With the home crowd at Angel Stadium growing louder, Los Angeles had the winning run on base twice in the bottom of the ninth against Tommy Hunter but couldn't score. Trumbo drew a leadoff walk but was thrown out by backup catcher Chris Snyder trying to steal second. And Howie Kendrick hit a two-out single and stole second but was stranded there.
"It's about guys getting an opportunity and guys seizing it," said Hunter, who was the winning pitcher. "You can go back to last year, you can go to this year. You can go back, this team is here and we are not going anywhere. It's going to be a different guy every day. Snyder comes up with a big clutch throw in the ninth and Pearce in the 10th. What more can you ask for?
In the next half-inning, Pearce, who has struggled at the plate this season, came up with the big hit with two outs, slapping a single to right field that allowed Nolan Reimold — who homered, drove in two runs and scored two runs — to beat Trumbo's off-target throw to the plate.

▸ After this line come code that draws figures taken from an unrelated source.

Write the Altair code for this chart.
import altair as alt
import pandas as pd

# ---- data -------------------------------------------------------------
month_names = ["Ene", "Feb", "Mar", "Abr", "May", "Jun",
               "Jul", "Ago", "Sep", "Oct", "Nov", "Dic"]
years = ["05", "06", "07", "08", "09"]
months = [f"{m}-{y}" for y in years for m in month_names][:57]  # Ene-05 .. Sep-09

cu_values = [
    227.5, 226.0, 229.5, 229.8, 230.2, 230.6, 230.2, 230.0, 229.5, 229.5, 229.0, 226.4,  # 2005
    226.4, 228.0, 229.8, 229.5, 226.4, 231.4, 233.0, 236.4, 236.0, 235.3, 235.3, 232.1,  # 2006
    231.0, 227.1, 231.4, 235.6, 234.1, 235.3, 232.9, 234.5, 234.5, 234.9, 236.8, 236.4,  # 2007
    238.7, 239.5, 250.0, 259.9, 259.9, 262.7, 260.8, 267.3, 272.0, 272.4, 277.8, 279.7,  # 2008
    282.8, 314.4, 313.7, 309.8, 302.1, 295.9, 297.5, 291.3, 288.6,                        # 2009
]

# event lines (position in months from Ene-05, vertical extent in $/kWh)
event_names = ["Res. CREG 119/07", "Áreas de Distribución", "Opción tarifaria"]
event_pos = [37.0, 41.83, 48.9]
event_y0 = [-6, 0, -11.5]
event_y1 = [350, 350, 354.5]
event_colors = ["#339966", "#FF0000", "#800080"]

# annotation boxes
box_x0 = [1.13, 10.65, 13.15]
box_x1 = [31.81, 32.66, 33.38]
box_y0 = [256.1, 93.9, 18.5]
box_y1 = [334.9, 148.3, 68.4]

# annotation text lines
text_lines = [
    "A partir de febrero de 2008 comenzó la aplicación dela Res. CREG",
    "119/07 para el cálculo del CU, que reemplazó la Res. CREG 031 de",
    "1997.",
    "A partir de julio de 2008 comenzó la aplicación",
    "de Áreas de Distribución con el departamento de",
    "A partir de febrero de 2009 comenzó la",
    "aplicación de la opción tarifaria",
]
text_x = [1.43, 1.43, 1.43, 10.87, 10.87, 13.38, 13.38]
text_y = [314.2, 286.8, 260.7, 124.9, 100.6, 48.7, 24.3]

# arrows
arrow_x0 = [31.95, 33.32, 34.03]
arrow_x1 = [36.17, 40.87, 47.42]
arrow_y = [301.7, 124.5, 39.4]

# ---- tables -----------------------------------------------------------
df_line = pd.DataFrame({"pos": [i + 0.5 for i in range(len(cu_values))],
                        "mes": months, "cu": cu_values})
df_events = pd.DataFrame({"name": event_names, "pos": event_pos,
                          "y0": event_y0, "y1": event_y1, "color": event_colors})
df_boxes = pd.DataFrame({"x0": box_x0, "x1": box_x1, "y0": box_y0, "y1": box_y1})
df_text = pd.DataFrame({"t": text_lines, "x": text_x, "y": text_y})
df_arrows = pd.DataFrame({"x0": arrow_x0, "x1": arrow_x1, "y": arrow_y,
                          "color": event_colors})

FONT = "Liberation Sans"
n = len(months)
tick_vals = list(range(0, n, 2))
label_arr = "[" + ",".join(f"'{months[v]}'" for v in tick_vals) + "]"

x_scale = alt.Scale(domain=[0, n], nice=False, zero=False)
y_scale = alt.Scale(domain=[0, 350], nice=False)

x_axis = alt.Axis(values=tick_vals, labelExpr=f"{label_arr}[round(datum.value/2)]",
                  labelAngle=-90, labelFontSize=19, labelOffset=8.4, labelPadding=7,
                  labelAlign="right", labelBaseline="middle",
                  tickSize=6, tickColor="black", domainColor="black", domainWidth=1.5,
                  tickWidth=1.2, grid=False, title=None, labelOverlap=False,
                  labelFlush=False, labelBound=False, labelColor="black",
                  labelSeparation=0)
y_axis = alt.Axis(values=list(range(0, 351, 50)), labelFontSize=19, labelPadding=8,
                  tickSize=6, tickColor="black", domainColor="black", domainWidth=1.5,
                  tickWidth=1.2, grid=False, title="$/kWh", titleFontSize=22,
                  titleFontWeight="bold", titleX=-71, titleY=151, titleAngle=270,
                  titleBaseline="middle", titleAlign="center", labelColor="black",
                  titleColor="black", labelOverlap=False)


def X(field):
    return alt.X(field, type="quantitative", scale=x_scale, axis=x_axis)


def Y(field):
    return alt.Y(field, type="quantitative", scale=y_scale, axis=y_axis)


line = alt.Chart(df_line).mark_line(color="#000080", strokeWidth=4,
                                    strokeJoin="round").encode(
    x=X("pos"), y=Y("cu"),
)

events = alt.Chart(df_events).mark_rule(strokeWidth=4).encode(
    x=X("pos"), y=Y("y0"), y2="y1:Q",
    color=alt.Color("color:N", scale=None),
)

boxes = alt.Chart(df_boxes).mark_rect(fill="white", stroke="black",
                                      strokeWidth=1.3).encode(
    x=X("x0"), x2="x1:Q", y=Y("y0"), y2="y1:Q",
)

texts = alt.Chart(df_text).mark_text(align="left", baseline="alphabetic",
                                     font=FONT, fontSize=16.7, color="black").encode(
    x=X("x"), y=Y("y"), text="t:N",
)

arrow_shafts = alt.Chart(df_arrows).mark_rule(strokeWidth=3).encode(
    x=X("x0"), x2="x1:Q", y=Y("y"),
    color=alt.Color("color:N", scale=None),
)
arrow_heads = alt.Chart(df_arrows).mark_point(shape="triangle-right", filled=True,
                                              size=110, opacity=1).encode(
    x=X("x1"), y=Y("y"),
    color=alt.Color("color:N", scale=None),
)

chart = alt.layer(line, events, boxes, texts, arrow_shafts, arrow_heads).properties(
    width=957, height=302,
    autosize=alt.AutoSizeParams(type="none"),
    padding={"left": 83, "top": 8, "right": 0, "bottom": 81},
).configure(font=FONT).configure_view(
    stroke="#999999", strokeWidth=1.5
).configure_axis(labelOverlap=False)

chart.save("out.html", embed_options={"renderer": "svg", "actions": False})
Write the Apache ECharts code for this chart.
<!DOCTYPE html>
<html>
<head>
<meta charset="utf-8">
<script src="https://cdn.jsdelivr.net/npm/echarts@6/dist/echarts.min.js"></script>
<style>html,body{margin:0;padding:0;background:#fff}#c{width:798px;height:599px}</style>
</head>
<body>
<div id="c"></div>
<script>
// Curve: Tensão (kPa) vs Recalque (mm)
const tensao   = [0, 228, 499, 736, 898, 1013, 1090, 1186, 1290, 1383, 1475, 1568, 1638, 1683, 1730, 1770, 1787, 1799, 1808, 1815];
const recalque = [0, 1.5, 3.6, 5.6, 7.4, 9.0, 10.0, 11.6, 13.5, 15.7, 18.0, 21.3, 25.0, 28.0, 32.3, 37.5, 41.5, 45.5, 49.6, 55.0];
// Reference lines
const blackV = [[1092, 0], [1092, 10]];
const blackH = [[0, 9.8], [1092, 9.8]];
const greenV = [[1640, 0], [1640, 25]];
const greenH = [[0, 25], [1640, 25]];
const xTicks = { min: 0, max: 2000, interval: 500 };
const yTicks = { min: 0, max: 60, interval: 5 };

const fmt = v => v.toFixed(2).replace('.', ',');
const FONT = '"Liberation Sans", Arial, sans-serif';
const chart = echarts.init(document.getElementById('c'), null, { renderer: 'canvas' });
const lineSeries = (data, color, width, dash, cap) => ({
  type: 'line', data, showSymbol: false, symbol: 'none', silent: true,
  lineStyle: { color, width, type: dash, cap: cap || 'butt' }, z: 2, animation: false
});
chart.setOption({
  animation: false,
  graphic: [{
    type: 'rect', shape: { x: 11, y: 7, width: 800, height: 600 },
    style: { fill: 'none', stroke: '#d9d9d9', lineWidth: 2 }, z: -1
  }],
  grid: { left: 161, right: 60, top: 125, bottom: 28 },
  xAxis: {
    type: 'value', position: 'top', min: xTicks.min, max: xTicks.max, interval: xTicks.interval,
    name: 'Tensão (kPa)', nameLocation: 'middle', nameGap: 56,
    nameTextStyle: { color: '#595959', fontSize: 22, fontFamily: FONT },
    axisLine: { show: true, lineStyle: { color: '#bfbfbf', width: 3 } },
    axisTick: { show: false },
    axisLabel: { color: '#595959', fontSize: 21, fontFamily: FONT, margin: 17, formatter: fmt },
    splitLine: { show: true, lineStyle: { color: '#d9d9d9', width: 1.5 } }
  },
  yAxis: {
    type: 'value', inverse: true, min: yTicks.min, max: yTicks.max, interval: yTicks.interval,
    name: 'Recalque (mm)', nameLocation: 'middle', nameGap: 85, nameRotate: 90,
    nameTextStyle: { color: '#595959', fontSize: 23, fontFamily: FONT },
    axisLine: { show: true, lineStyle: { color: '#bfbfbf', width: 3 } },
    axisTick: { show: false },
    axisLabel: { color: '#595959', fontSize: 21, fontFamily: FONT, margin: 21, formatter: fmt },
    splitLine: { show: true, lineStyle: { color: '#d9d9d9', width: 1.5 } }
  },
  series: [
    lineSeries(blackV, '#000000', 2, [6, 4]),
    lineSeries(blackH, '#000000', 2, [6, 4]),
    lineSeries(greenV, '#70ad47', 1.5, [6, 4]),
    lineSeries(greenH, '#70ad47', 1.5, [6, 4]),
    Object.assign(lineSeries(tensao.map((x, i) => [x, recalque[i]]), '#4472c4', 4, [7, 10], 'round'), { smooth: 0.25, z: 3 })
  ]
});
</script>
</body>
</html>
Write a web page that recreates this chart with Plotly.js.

"I didn't want to over swing there," Pearce said. "I didn't want to be the hero with the homer. I just wanted to get good wood on it, something away. I could see the ball a little deep and hit the ball to the right side. I feel like I've been jumpy the last couple days. So I let it get deep, see the ball and drive it the other way and hopefully Reimold will score on it. He's a great baserunner."
Pulling out another close win, especially after losing the lead and the momentum late on the road, once again demonstrated the Orioles' resilience.
"It seems like we are in that situation, day in, day out," Pearce said. "And to be able to win those games on the road with their fans there, it got loud when they were starting to rally. It was definitely huge, a huge win today to come back the way we did."